» **Problem statement**:
Transcribe the full listing exactly, and drop every picture.

----

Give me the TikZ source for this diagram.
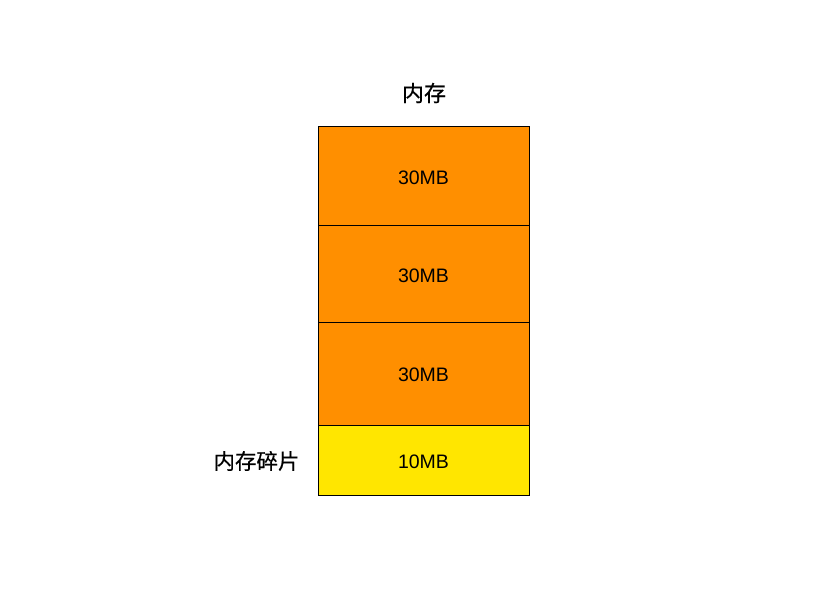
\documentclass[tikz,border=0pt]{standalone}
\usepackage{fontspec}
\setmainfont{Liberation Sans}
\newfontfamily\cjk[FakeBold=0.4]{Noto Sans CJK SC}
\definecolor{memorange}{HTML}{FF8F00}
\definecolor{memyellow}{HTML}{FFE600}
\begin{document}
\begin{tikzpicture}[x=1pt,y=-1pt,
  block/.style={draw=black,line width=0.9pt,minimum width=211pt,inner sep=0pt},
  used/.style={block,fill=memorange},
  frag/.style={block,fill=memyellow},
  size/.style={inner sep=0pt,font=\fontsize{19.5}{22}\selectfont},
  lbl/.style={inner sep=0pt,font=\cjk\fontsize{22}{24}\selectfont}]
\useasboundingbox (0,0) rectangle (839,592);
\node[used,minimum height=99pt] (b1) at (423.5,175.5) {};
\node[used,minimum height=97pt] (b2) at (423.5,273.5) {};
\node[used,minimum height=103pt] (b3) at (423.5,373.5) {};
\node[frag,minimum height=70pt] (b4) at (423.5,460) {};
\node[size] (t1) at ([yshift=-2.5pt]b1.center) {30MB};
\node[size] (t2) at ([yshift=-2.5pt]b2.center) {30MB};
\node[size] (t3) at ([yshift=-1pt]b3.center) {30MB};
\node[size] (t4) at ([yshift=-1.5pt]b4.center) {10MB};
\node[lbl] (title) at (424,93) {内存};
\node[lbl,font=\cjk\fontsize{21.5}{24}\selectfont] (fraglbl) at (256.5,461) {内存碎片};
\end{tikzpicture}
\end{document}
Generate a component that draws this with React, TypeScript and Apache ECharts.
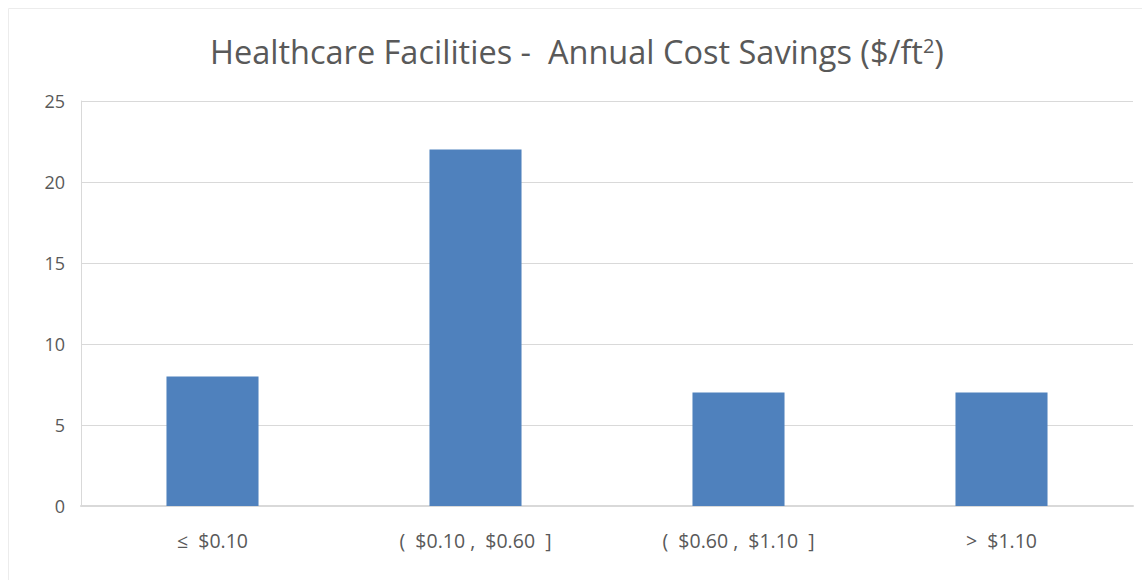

----

» **Exercise solution**:
Give me the TikZ source for this diagram.
\documentclass[tikz,border=0pt]{standalone}
\usepackage{fontspec}
\setmainfont{Liberation Sans}
\newfontfamily\cjk[FakeBold=0.4]{Noto Sans CJK SC}
\definecolor{memorange}{HTML}{FF8F00}
\definecolor{memyellow}{HTML}{FFE600}
\begin{document}
\begin{tikzpicture}[x=1pt,y=-1pt,
  block/.style={draw=black,line width=0.9pt,minimum width=211pt,inner sep=0pt},
  used/.style={block,fill=memorange},
  frag/.style={block,fill=memyellow},
  size/.style={inner sep=0pt,font=\fontsize{19.5}{22}\selectfont},
  lbl/.style={inner sep=0pt,font=\cjk\fontsize{22}{24}\selectfont}]
\useasboundingbox (0,0) rectangle (839,592);
\node[used,minimum height=99pt] (b1) at (423.5,175.5) {};
\node[used,minimum height=97pt] (b2) at (423.5,273.5) {};
\node[used,minimum height=103pt] (b3) at (423.5,373.5) {};
\node[frag,minimum height=70pt] (b4) at (423.5,460) {};
\node[size] (t1) at ([yshift=-2.5pt]b1.center) {30MB};
\node[size] (t2) at ([yshift=-2.5pt]b2.center) {30MB};
\node[size] (t3) at ([yshift=-1pt]b3.center) {30MB};
\node[size] (t4) at ([yshift=-1.5pt]b4.center) {10MB};
\node[lbl] (title) at (424,93) {内存};
\node[lbl,font=\cjk\fontsize{21.5}{24}\selectfont] (fraglbl) at (256.5,461) {内存碎片};
\end{tikzpicture}
\end{document}
Generate a component that draws this with React, TypeScript and Apache ECharts.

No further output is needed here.